An audience at the latest session of The New Arab Debates voted 71.3% in support of the motion: "This House believes Egypt's opposition has wasted its chances and let down the people".
The debate was recorded at Al Azhar Conference Centre, Nasr City, Cairo.
Speaking for the motion, Dr. H.A. Hellyer, non-resident Fellow in Foreign Policy at The Brookings Institution, said Egypt's main opposition coalition, the National Salvation Front (NSF), had provided neither leadership, nor a plan for holding the Morsi administration to account.
"After five months, I would like to see their spine... I do not see any effects on the street. They are not mobilizing people", he said. "Egypt is sleepwalking on a very fast track to economic destruction... I see a ship sinking and everyone is just screaming."

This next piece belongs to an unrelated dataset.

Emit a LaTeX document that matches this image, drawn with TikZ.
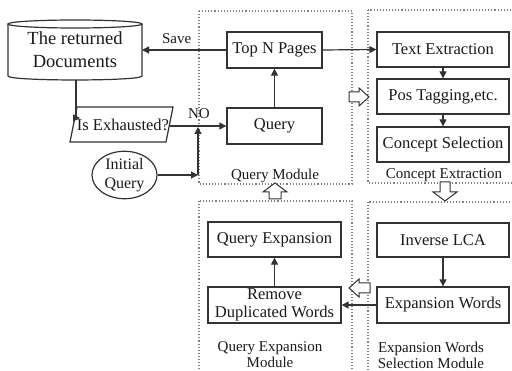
\documentclass[tikz,border=0pt]{standalone}
\usepackage{fontspec}
\setmainfont{Liberation Serif}
\usetikzlibrary{arrows.meta,shapes.geometric}
\definecolor{ln}{HTML}{333333}
\definecolor{tx}{HTML}{1A1A1A}
\tikzset{
  box/.style={draw=ln, line width=1.3pt, rectangle, inner sep=0pt, align=center, text=tx,
    font=\fontsize{16.5}{18}\selectfont},
  lbl/.style={inner sep=0pt, align=center, text=tx, font=\fontsize{15}{16}\selectfont},
  conn/.style={draw=ln, line width=1.2pt, -{Triangle[length=7pt,width=7pt]}},
  plain/.style={draw=ln, line width=1.2pt},
  module/.style={draw=gray, dotted, line width=1.1pt},
  hollow/.style={draw=ln, line width=1pt, fill=white},
}
\begin{document}
\begin{tikzpicture}[x=1pt,y=-1pt]
\useasboundingbox (0,0) rectangle (512,371);
\clip (0,0) rectangle (512,371);
\fill[white] (0,0) rectangle (512,371);

% modules
\draw[module] (199,11) rectangle (352,184);
\draw[module] (368,10) rectangle (530,183);
\draw[module] (199,201) rectangle (352,390);
\draw[module] (368,202) rectangle (530,390);

% cylinder
\node[inner sep=0pt, align=center, text=tx, font=\fontsize{18.5}{23}\selectfont,
      minimum width=134pt, minimum height=56pt] (docs) at (75,50) {The returned\\Documents};
\draw[plain] (75,24) ellipse [x radius=67, y radius=4];
\draw[plain] (8,24) -- (8,76) .. controls (8,81.3) and (142,81.3) .. (142,76) -- (142,24);
\coordinate (docsE) at (142,50);
\coordinate (docsS) at (76,80);

% parallelogram
\node[inner sep=0pt, text=tx, font=\fontsize{16.5}{18}\selectfont] (exh) at (123,125) {Is Exhausted?};
\draw[plain] (77,107) -- (173,107) -- (166,142) -- (70,142) -- cycle;
\coordinate (exhW) at (80,118);
\coordinate (exhE) at (169.6,126);

% initial query
\node[draw=ln, line width=1.2pt, ellipse, minimum width=65pt, minimum height=45pt, inner sep=0pt,
      align=center, text=tx, font=\fontsize{16}{19}\selectfont] (init) at (124.5,175) {Initial\\Query};

% query module boxes
\node[box, minimum width=95pt, minimum height=36pt] (topn) at (274.5,50) {Top N Pages};
\node[box, minimum width=95pt, minimum height=36pt] (query) at (274.5,126) {Query};
\node[lbl] (qmod) at (275,176) {Query Module};

% concept extraction
\node[box, minimum width=132pt, minimum height=35pt] (textex) at (443,49.5) {Text Extraction};
\node[box, minimum width=132pt, minimum height=35pt] (pos) at (443,96.5) {Pos Tagging,etc.};
\node[box, minimum width=132pt, minimum height=35pt] (concept) at (443,144.5) {Concept Selection};
\node[lbl] (cemod) at (444,175) {Concept Extraction};

% expansion words selection
\node[box, minimum width=132pt, minimum height=34pt] (ilca) at (443,240) {Inverse LCA};
\node[box, minimum width=132pt, minimum height=36pt] (ew) at (443,305) {Expansion Words};
\node[lbl, font=\fontsize{15}{15.5}\selectfont] (ewmod) at (431,355.5) {Expansion Words\\Selection Module};

% query expansion
\node[box, minimum width=133pt, minimum height=35pt] (qexp) at (274.5,239.5) {Query Expansion};
\node[box, minimum width=133pt, minimum height=36pt, font=\fontsize{16.5}{18}\selectfont] (remove) at (274.5,305) {Remove\\Duplicated Words};
\node[lbl, font=\fontsize{15}{16}\selectfont] (qemod) at (270,355) {Query Expansion\\Module};

% connectors
\draw[conn] (topn.west) -- node[above=2pt, text=tx, font=\fontsize{15}{16}\selectfont, xshift=-7.5pt] {Save} (docsE);
\draw[conn] (docsS) |- (exhW);
\draw[conn] (exhE) -- (exhE -| query.west);
\node[inner sep=0pt, text=tx, font=\fontsize{15}{16}\selectfont] (no) at (199,114) {NO};
\coordinate (j1) at (198,175);
\coordinate (j2) at (198,127);
\draw[conn] (init.east) -- (j1);
\draw[conn] (j1) -- (j2);
\draw[conn] (query.north) -- (topn.south);
\draw[conn] (topn.east) -- (textex.west);
\draw[conn] (textex.south) -- (pos.north);
\draw[conn] (pos.south) -- (concept.north);
\draw[conn] (ilca.south) -- (ew.north);
\draw[conn] (ew.west) -- (remove.east);
\draw[conn] (remove.north) -- (qexp.south);

% hollow block arrows
\draw[hollow] (349,92) -- (359,92) -- (359,88) -- (369,97) -- (359,106) -- (359,102) -- (349,102) -- cycle;
\draw[hollow] (440,182) -- (450,182) -- (450,192) -- (457,192) -- (445,201) -- (433,192) -- (440,192) -- cycle;
\draw[hollow] (275,183) -- (287,192) -- (281,192) -- (281,199) -- (269,199) -- (269,192) -- (263,192) -- cycle;
\draw[hollow] (349,288) -- (359,279) -- (359,283) -- (370,283) -- (370,293) -- (359,293) -- (359,297) -- cycle;
\end{tikzpicture}
\end{document}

Speaking against the motion, Hossam Fares from Al Dustour Party, a member of the NSF Executive, countered repeated accusations that the group had walked away from dialogue and refused to engage with President Morsi.
He insisted the coalition did not want to be part of "deceptive talks", especially when "no one takes any notice of what you are saying." The NSF would stage a national conference in May to promote its vision for the next 7 years and would then hold public debates across the country to encourage grassroots support.

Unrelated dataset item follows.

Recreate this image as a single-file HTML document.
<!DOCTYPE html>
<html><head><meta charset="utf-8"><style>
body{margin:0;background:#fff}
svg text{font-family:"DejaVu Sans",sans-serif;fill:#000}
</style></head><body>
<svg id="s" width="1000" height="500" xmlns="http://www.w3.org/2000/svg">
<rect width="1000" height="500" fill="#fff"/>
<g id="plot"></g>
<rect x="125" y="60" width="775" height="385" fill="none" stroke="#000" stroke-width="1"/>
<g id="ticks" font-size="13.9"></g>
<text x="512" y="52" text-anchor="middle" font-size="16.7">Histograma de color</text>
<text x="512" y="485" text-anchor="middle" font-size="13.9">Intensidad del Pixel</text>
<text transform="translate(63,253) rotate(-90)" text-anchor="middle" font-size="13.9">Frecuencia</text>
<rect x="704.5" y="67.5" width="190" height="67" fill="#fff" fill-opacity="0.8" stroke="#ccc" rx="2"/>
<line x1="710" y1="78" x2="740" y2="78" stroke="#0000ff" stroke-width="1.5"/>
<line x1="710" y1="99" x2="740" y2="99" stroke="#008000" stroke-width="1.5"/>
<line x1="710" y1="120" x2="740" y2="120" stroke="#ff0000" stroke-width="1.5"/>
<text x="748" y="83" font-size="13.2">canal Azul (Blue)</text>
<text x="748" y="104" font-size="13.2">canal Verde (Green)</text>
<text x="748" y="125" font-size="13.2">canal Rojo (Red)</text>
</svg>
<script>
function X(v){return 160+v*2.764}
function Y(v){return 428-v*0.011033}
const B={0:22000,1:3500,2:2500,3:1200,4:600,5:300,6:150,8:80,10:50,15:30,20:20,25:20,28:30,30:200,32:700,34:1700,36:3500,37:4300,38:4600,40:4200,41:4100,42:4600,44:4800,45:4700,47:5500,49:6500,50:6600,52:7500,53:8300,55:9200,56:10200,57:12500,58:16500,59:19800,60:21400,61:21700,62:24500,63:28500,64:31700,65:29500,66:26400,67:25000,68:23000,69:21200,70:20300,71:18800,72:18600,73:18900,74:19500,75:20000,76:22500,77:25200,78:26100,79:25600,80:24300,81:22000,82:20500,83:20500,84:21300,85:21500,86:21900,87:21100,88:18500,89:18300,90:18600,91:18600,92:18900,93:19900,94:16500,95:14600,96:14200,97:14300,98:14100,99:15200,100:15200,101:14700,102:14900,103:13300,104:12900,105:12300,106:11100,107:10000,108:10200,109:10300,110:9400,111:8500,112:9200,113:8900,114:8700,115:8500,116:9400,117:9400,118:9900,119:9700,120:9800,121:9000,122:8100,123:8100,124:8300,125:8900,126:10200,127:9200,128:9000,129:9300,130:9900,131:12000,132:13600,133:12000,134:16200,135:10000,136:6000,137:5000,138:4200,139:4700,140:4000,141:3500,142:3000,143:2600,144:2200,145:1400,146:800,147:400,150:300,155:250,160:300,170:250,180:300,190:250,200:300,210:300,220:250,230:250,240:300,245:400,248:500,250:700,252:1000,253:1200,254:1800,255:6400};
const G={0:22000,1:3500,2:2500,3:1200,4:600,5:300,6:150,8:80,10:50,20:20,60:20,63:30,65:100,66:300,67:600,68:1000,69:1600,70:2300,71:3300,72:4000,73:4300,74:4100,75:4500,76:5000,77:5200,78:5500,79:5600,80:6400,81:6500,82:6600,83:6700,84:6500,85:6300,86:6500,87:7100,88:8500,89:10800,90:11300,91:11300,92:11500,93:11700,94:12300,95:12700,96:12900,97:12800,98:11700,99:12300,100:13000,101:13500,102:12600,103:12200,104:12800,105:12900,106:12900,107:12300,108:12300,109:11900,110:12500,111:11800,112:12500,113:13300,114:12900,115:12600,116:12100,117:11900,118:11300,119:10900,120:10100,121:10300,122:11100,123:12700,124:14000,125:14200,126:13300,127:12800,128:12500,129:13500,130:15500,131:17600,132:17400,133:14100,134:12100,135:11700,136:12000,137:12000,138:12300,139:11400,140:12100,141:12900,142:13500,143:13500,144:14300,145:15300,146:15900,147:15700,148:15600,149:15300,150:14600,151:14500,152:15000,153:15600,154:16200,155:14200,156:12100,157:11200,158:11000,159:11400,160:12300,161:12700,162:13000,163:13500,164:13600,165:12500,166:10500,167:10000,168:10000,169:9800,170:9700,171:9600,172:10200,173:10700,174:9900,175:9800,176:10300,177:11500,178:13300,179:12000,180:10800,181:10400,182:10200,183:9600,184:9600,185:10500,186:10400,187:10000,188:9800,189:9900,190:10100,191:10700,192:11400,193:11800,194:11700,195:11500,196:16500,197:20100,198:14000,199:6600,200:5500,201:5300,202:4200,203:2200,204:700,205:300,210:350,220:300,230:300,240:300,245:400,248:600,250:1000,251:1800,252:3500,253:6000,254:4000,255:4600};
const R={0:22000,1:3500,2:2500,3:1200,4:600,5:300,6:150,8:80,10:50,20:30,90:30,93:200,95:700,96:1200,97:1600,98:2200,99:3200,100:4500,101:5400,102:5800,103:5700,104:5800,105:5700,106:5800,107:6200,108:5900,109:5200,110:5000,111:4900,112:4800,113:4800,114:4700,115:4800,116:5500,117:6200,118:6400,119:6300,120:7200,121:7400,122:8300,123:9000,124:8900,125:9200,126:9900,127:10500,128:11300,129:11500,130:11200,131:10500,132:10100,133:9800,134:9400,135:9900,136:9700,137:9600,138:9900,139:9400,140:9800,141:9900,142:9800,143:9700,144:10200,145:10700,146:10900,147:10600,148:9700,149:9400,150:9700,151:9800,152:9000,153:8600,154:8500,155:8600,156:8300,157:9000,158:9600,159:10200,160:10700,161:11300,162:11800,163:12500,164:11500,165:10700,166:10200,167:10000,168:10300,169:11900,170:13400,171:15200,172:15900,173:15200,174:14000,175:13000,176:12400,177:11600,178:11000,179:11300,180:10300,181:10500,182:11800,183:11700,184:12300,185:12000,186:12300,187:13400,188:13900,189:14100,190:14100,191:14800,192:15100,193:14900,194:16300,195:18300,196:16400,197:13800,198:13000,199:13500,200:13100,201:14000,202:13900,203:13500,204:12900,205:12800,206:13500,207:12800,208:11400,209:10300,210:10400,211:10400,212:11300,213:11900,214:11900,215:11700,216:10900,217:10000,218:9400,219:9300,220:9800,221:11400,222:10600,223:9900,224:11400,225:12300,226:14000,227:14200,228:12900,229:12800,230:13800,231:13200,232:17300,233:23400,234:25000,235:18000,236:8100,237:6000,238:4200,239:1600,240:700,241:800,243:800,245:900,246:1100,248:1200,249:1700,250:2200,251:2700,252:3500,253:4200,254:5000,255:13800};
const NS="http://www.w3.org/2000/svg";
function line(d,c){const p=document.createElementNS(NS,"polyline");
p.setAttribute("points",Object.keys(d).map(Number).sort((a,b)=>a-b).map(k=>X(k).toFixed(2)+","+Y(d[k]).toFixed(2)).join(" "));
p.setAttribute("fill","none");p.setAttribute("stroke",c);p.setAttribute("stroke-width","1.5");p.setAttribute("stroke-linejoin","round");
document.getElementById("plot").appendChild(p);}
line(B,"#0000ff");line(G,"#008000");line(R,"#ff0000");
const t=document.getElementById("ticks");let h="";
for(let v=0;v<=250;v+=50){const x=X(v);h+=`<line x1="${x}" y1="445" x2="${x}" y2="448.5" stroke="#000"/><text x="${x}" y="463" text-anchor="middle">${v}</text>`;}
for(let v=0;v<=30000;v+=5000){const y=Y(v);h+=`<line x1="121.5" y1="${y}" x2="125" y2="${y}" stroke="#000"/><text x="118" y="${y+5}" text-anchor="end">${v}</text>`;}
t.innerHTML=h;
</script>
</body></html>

A young woman told Fares the opposition had to engage the marginalized youth of Egypt and provide economic programmes for the poor.
"You need to prove yourself to people. People need to see an organized and united opposition. They need to see action on the ground and something to inspire them otherwise they will not be engaged," she said.
While Fares repeatedly called for more time to devise and promote new policies, Hellyer insisted Egypt had no time left and needed a roadmap "to avoid catastrophe". The country, he added, deserved a better government and a better opposition.
The New Arab Debates are funded by the British and Swedish governments with the aim of encouraging people to participate in political dialogue.
The series is broadcast for the second year on Deutsche Welle TV in Arabic and English along with its global network of partner channels.